Wiatr przewracał karty Ewangelii. Cedrowa trumna. Zamknięta polskim kwiatkiem. Miłość nam umarła, i co teraz? Teraz musicie być bardzo mocni. Nie szukajcie cudów, a życie Jego trud trudów, a życie Jego cud cudów. (A. Mickiewicz)
Święci dopiero po śmierci czynią cuda. Święci są nam teraz potrzebni, abyśmy byli mądrzejsi i lepsi. A myśmy już to wszystko zapomnieli. Jeszcze nam potrzebne Ojcowe wołanie: Niech zstąpi Duch Twój i odnowi oblicze Ziemi, Tej Ziemi. Jeszcze nie przyszła pełna wiosna. Jeszcze nie zapachniało tatarakiem. Jeszcze nie zstąpił Duch młody. Daj się usłyszeć, Muzyko Mądrości zrodzona z Ojca i Syna, Trójdźwięczna. Oświeć i prowadź nas z mroków i błędów do królestwa kryształu i światła. Drogowskazie wbity na rozstajnych drogach kosmosu. Przybywaj nadziejo nieogarniona i zawsze obecna. Przybywaj! (R. Brandstaetter) Pytasz mnie o cuda Papieża? To proś Matkę Boską Fatimską i umajoną: I daj nam sen o łąkach umajonych, gdzie jest Twój tron z Papieża złotych róż, a Ojciec nasz różańcem Ci wyznaje Panienko już na zawsze jestem Twój. (Ks. Tymoteusz)

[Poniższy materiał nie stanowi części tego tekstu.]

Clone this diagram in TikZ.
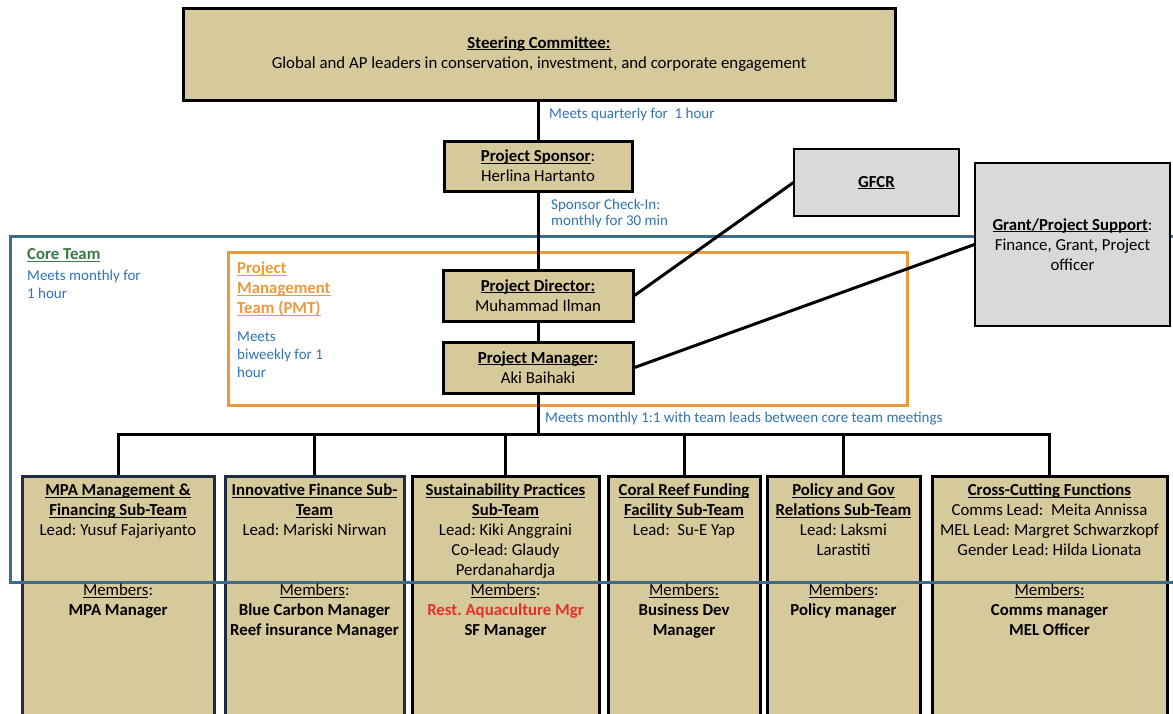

Ojcze Święty! Przyjdź nam z pomocą szybko, teraz! Zobacz! Zapomnieli ludzie tamto bierzmowanie. Świat odchodzi od Boga. Ludzie chcą być bezbożni. Sami chcą budować Babel. Stawiają nowych bożków. Stanowią grzeszne prawa. My nowe życie i nowy stworzymy ład. O wy, głupi Galaci! (Gal 3, 1) Beze Mnie nic uczynić nie możecie! (J 15, 7)
Ojcze Święty, bądź już Świętym. Jeszcze raz niech stanie ten świat i niech powie z podziwem: Vivat Polonus, unus defensor Mariae! (A. Mickiewicz) Wszędzie tyle krzyżów i kapliczek. Dokończ z nami, Ojcze Święty, litanię do Matki Boskiej na góralską nutę: Opiekunko skowronków Jaskółek Matko Lipo pachnąca Brzozo dziewicza Wierzbo płacząca Kłosie dojrzały Rzeko błękitna. (J. Ejsmond)
Smagła góralko z Rusinowej Polany, Ludźmierska Królowo Podhala, Szkaplerzna z Czernej ze szlaku Orlich Gniazd, Limanowska Pani w wiele sukien ubrana, Matko Boska Myślenicka, Matko Fatimska na Krzeptówkach (Ks. J. Twardowski) Matko z Jasnej Góry Módl się za nami. Amen.